***** Collected material
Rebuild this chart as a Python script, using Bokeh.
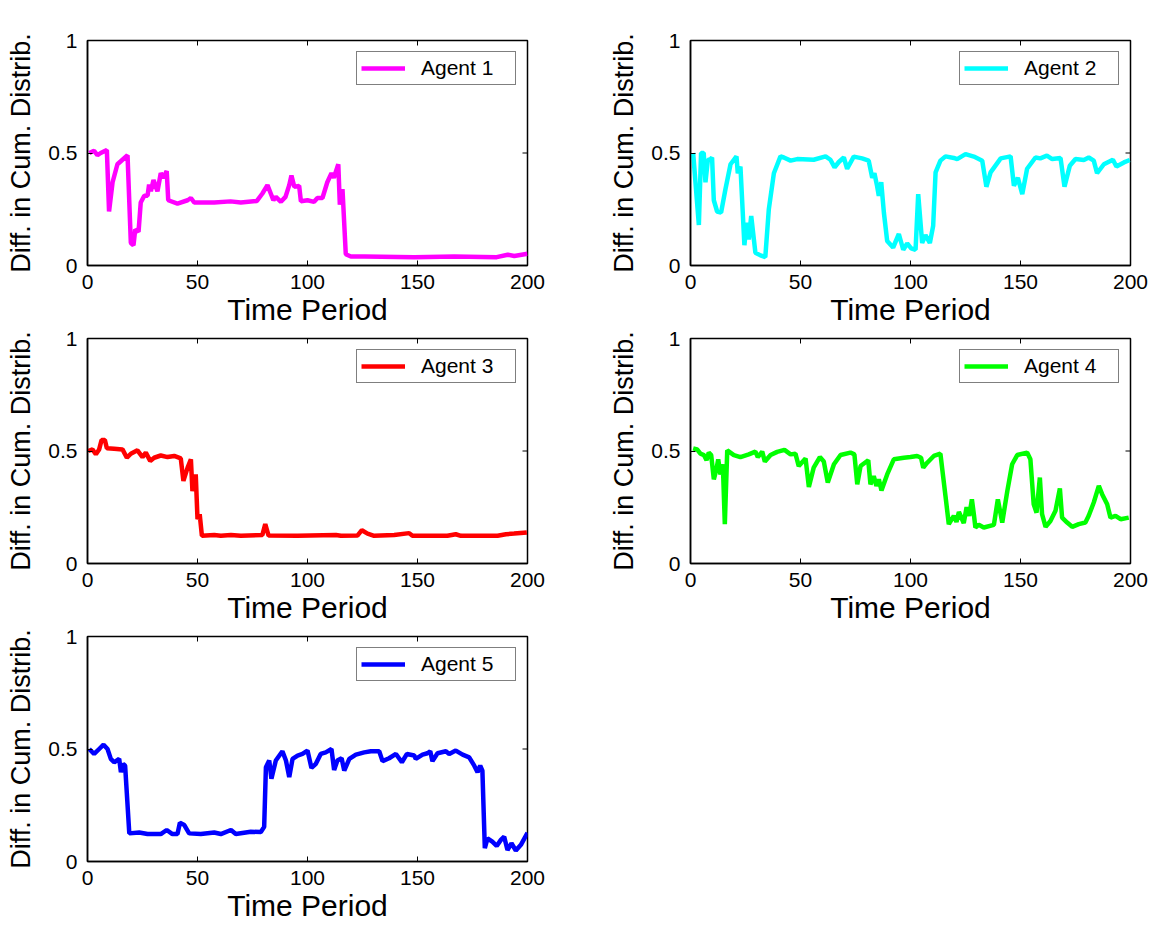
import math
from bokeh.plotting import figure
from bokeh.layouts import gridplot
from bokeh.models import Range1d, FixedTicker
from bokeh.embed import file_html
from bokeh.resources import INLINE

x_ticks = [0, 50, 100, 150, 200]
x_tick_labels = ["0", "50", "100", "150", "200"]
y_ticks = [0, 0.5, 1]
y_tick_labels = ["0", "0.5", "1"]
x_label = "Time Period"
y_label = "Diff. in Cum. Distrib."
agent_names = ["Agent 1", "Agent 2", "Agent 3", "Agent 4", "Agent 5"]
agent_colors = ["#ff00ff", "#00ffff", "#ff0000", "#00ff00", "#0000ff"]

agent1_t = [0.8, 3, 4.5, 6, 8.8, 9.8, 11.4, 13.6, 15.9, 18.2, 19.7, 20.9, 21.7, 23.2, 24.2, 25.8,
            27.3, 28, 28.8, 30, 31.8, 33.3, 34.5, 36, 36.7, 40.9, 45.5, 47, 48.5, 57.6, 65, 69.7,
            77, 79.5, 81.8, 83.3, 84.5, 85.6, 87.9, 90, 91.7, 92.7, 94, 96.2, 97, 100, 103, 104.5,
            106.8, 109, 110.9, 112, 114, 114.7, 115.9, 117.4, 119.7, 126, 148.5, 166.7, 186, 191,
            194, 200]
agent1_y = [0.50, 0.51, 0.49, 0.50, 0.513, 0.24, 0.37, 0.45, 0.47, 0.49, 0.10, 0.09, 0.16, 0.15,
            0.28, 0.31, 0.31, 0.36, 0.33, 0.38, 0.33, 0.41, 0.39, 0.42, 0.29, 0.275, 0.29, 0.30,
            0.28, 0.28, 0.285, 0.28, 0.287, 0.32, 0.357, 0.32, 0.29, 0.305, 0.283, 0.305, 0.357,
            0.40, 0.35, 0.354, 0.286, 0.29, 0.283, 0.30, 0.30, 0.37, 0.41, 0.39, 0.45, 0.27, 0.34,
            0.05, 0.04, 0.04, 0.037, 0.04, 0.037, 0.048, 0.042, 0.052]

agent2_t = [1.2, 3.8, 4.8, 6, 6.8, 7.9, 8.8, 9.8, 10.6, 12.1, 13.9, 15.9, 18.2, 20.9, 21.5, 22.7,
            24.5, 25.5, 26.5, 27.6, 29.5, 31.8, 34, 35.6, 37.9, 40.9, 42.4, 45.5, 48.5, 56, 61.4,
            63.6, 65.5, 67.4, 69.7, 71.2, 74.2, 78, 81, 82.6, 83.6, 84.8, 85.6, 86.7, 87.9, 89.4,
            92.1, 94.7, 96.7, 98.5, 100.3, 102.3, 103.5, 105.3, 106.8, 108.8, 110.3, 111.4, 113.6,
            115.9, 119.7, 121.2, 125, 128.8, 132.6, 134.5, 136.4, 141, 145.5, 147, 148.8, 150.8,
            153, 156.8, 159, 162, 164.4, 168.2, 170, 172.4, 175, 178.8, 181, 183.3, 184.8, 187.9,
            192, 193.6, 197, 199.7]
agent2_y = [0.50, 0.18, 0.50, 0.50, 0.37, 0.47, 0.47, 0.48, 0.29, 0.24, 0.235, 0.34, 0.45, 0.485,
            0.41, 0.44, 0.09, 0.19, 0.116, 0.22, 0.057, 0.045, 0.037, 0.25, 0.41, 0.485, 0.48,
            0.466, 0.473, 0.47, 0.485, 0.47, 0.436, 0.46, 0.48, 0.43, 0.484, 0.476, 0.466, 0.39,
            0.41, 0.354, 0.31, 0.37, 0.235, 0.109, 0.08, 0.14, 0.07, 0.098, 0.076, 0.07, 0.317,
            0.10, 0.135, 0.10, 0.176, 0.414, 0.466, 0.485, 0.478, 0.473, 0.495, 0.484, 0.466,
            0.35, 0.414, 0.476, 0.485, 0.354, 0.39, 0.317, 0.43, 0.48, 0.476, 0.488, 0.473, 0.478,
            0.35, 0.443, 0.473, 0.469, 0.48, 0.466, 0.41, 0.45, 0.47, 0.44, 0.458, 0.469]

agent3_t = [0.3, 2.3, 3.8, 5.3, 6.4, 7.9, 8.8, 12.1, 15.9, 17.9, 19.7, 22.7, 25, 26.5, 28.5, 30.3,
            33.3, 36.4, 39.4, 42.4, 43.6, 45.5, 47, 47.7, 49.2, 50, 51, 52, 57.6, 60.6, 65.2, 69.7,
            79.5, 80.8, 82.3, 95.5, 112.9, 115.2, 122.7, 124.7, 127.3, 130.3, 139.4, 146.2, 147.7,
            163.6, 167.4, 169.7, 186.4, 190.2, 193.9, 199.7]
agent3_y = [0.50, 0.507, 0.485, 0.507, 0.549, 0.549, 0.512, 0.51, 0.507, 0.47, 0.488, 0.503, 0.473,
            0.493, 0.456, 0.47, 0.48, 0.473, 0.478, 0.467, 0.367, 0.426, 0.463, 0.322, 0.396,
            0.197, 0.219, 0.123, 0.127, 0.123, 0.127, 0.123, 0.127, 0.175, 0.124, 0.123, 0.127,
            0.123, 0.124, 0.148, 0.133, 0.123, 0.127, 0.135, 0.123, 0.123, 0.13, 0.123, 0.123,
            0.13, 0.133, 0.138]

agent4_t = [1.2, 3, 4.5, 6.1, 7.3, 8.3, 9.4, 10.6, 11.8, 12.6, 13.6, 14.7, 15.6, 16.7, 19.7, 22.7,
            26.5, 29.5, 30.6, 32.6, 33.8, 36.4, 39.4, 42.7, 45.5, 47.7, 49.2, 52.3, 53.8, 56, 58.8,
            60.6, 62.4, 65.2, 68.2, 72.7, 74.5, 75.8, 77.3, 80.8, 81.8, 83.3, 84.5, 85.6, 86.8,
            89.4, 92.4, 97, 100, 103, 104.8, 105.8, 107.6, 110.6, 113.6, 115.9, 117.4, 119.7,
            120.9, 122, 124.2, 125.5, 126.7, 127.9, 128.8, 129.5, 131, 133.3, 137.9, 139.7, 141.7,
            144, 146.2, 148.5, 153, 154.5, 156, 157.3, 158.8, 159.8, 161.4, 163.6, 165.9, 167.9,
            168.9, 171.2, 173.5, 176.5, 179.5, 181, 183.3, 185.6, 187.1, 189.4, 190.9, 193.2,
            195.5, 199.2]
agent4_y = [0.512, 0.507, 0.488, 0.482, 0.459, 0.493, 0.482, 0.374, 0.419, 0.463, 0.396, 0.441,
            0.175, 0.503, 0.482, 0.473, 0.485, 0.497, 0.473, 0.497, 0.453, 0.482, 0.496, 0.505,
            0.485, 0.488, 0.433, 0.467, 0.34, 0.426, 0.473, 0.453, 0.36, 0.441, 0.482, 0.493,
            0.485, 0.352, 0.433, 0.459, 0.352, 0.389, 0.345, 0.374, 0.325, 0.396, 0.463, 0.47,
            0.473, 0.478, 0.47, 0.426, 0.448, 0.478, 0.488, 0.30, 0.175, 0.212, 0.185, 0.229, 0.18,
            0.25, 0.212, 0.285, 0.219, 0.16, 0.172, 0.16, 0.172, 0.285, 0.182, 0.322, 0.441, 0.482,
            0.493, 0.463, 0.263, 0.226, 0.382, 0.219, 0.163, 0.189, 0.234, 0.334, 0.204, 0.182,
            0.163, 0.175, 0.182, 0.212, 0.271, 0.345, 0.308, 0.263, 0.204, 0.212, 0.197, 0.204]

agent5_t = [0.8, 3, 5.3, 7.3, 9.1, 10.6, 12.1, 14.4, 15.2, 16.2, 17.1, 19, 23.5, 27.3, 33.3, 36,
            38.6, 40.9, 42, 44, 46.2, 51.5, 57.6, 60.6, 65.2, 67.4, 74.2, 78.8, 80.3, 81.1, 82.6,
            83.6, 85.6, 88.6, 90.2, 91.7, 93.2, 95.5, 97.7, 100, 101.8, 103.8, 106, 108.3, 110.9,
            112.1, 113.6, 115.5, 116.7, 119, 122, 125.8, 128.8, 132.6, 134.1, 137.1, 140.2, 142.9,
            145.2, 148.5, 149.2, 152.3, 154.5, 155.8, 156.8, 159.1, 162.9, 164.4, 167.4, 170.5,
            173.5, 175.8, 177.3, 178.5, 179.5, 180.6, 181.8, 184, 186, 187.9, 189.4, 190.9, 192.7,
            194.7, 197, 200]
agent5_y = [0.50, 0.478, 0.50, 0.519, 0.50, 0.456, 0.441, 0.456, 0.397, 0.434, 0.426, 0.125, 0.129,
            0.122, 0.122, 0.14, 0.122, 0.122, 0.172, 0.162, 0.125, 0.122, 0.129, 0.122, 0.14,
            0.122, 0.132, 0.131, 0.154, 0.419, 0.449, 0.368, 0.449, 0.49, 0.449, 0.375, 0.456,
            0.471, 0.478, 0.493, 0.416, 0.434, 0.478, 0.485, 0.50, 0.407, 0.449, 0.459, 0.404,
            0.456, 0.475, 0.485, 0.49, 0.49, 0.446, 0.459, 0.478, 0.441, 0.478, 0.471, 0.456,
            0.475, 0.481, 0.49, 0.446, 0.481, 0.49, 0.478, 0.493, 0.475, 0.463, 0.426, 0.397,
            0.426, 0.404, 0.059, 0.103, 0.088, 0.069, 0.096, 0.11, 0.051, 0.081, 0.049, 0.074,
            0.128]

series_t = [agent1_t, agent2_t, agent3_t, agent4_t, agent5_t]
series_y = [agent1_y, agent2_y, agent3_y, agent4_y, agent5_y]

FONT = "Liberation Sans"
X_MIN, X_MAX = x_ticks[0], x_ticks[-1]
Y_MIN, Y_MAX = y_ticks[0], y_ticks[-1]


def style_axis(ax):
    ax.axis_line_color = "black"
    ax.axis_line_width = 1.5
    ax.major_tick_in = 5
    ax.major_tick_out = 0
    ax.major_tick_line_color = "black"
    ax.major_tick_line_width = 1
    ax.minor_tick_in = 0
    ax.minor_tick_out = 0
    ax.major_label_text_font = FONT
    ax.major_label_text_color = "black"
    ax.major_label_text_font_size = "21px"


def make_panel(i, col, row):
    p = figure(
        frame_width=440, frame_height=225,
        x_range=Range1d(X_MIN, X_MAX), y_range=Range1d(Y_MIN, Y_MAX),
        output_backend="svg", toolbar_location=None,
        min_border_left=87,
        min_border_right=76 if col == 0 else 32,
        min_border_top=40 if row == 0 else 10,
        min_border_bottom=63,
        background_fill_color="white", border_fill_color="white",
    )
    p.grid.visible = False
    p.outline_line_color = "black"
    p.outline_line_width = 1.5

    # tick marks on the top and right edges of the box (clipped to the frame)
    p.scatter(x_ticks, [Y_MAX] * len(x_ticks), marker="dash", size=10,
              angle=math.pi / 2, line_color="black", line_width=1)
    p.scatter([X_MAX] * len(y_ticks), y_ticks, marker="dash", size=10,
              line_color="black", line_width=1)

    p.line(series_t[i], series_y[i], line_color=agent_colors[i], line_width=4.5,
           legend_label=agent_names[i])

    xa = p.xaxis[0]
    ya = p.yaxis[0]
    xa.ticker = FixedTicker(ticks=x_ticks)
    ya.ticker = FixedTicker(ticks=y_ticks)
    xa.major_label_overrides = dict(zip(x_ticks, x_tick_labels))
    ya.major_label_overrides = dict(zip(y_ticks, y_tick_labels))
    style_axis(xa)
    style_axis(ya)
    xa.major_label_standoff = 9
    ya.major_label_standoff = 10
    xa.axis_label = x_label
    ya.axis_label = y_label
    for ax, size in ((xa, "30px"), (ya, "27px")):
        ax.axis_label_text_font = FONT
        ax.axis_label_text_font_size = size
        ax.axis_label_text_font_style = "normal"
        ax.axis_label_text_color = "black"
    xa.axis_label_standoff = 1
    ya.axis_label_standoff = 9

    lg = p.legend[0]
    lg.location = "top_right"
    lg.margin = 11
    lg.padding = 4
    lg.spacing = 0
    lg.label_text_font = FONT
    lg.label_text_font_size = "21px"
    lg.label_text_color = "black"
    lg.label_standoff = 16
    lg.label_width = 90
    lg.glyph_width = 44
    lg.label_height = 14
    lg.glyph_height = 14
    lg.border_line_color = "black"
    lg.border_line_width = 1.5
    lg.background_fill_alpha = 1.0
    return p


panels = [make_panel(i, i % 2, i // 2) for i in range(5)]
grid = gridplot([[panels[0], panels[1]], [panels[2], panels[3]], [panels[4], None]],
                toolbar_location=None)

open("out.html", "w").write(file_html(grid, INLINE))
**********
Directions: Every line from the start of the listing above through the line with "from bokeh.resources import INLINE" should be repeated exactly; skip the pictures and add nothing else.

Exercise output:
Rebuild this chart as a Python script, using Bokeh.
import math
from bokeh.plotting import figure
from bokeh.layouts import gridplot
from bokeh.models import Range1d, FixedTicker
from bokeh.embed import file_html
from bokeh.resources import INLINE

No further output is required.